During General Conference, President Lee told the members about his experience.
Harold: I know that there are divine powers that reach out when all other help is not available. Yes, I know that there are such powers. (See Ensign, July 1973, page 123, emphasis added.)
* * *
I will conclude this entry by stating to Amelia and to all my posterity that I do know I have grown closer to my Savior Jesus Christ by studying ALL the sermons of President Harold B. Lee throughout my life. I have given you only a small sample here. He has inspired me, continually and eternally, because of my relationship to him as his eldest grandson. He called me “Skipper,” which was his nickname suggesting I needed to set the example for my younger siblings and cousins (there were 10 of us). He explained I was to be the one who would “set the sail” for our mortal journey together. I was initially intimidated about that role, trust me, but I learned to grow into it because he had designated it for me.
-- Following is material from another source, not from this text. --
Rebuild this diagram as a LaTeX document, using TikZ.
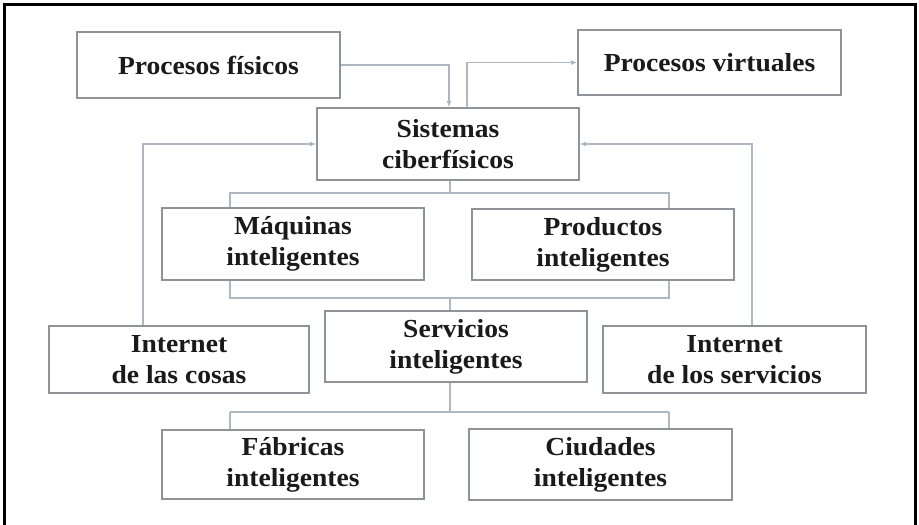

I have outlived him in the number of years we were in mortality, and now I often reflect about what seemed his premature death when he was taken home on December 26, 1973, the day after Christmas. Maybe it’s only because I am a slow learner - certainly slower than he! Whatever the case, I inexorably draw closer to the day when I will depart this earthly existence.
Before that day occurs, I want to enjoy my remaining days sharing with each of you in this format. It has been a labor of love to assure you how much YOU are loved. If it is determined to be only a fraction of how much Harold B. Lee loved me, then I will be content.